Interview with Peter Lord and Nick Park, directors of Chicken Run. The Movie Show Episode 38 2000

Lord says a major key to their ongoing success has been his and Sproxton’s continued search for and support of new talent. Aardman struck gold with the discovery of Nick Park, who was working on his first Wallace and Gromit short while studying at the National Film and Television School. That thesis project would go on to become the Oscar-nominated A Grand Day Out. Both Were-Rabbit and A Close Shave have Oscars to their name too.
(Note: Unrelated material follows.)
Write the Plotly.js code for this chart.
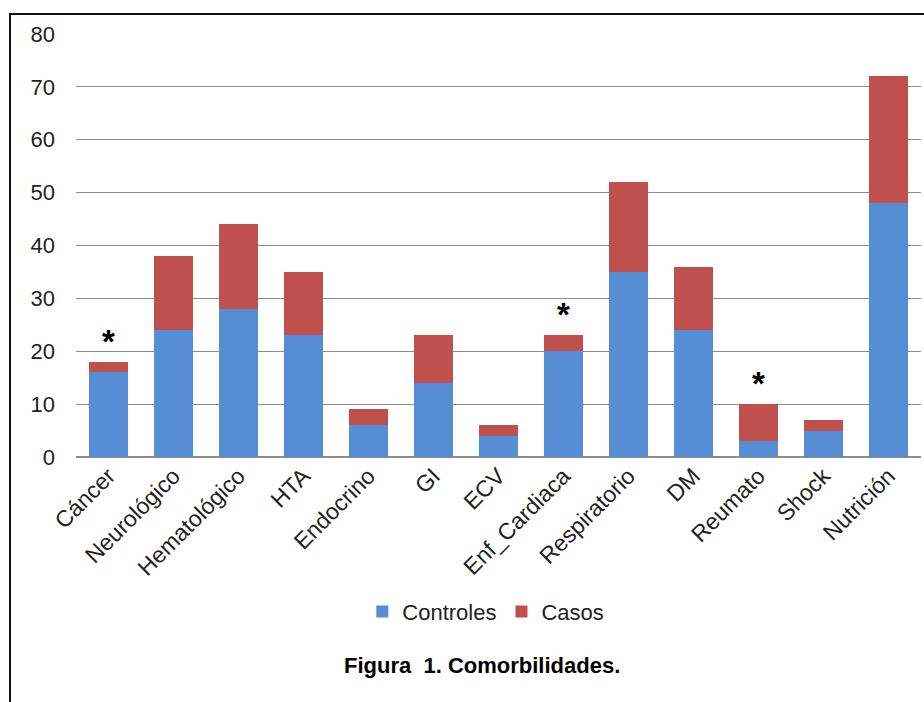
<!DOCTYPE html>
<html>
<head>
<meta charset="utf-8">
<script src="https://cdn.plot.ly/plotly-3.0.1.min.js"></script>
<style>
  html, body { margin: 0; padding: 0; background: #fff; }
  #wrap { position: relative; width: 924px; height: 702px; overflow: hidden; }
  #frame { position: absolute; left: 9px; top: 13px; width: 1000px; height: 1000px; border: 2px solid #111; pointer-events: none; }
</style>
</head>
<body>
<div id="wrap">
  <div id="chart" style="width:924px;height:702px;"></div>
  <div id="frame"></div>
</div>
<script>
const categories = ["Cáncer", "Neurológico", "Hematológico", "HTA", "Endocrino", "GI", "ECV", "Enf_Cardiaca", "Respiratorio", "DM", "Reumato", "Shock", "Nutrición"];
const controles = [16, 24, 28, 23, 6, 14, 4, 20, 35, 24, 3, 5, 48];
const casos =     [2, 14, 16, 12, 3, 9, 2, 3, 17, 12, 7, 2, 24];
const significant = ["Cáncer", "Enf_Cardiaca", "Reumato"];
const yTicks = [0, 10, 20, 30, 40, 50, 60, 70, 80];

const font = "Arial, 'Liberation Sans', sans-serif";

const traces = [
  { type: "bar", name: "Controles", x: categories, y: controles, marker: { color: "#558ED5" } },
  { type: "bar", name: "Casos", x: categories, y: casos, marker: { color: "#C0504D" } }
];

const annotations = significant.map(c => {
  const i = categories.indexOf(c);
  return {
    x: c, y: controles[i] + casos[i], xref: "x", yref: "y",
    text: "<b>*</b>", showarrow: false, yanchor: "bottom", yshift: 0,
    font: { family: font, size: 33, color: "#000" }
  };
});
annotations.push({
  x: 0.48, y: -0.492, xref: "paper", yref: "paper", xanchor: "center", yanchor: "middle",
  text: "<b>Figura  1. Comorbilidades.</b>", showarrow: false,
  font: { family: font, size: 22, color: "#000" }
});

const layout = {
  width: 924, height: 702,
  margin: { l: 76, r: 3, t: 34, b: 245 },
  paper_bgcolor: "#fff", plot_bgcolor: "#fff",
  barmode: "stack", bargap: 0.415,
  font: { family: font, size: 20, color: "#222" },
  xaxis: {
    type: "category", tickangle: -45, showgrid: false, zeroline: false,
    showline: false, ticks: "", tickfont: { family: font, size: 23, color: "#222" }
  },
  yaxis: {
    range: [0, 80], tickvals: yTicks, showgrid: true, gridcolor: "#8c8c8c", gridwidth: 1,
    zeroline: true, zerolinecolor: "#8c8c8c", zerolinewidth: 1.5,
    showline: false, ticks: "", ticklabelstandoff: 20,
    tickfont: { family: font, size: 22, color: "#222" }
  },
  legend: {
    orientation: "h", x: 0.485, xanchor: "center", y: -0.366, yanchor: "middle",
    font: { family: font, size: 22, color: "#222" }, traceorder: "normal",
    itemwidth: 30
  },
  showlegend: true,
  annotations: annotations
};

Plotly.newPlot("chart", traces, layout, { displayModeBar: false, staticPlot: true });
</script>
</body>
</html>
They also draw a great deal of inspiration from their world travels. Pointing to Dutch filmmaker Michael Dudok de Wit’s The Red Turtle as a recent favourite fellow animator, “there you’ve got a guy with a real clarity of vision and an artist’s touch,” Lord also favours the work of American twins the Quay brothers, “they’re so arty that it’s almost entirely incomprehensible to me, but they have an amazing integrity about them and do wonderful work.” He also loved Inside Out and adores the Toy Story films. “I wish I’d thought of that.”

Wherever they land, and France is particularly fertile ground, their reputation precedes them. “People make such a fuss of us,” Lord says, noting the animators who say Aardman inspired them particularly move him. “Of course, we hear that so often because naturally those people come to our talks, so they’re a self-selecting group, but anyway I’m always delighted to hear it.”

Lord really is humble about Aardman’s success. “What’s really incredible is that we’ve done what we wanted, we’ve had fun, we’ve worked hard, which is what most people do in life, you know, but somehow, by some amazing alchemy, it’s also worked out really well for us. I know we have made an international impact, that we’ll always be in the animation history book whatever else happens now.”

He’s looking forward to meeting fans and scouting a new generation of animators during the opening days of the ACMI exhibition. “I know absolutely certainly that the future of Aardman is ahead of us,” he says. “Obviously I want Wallace and Gromit and Morph to continue, but the great new character that will come along one day is the most important to us.”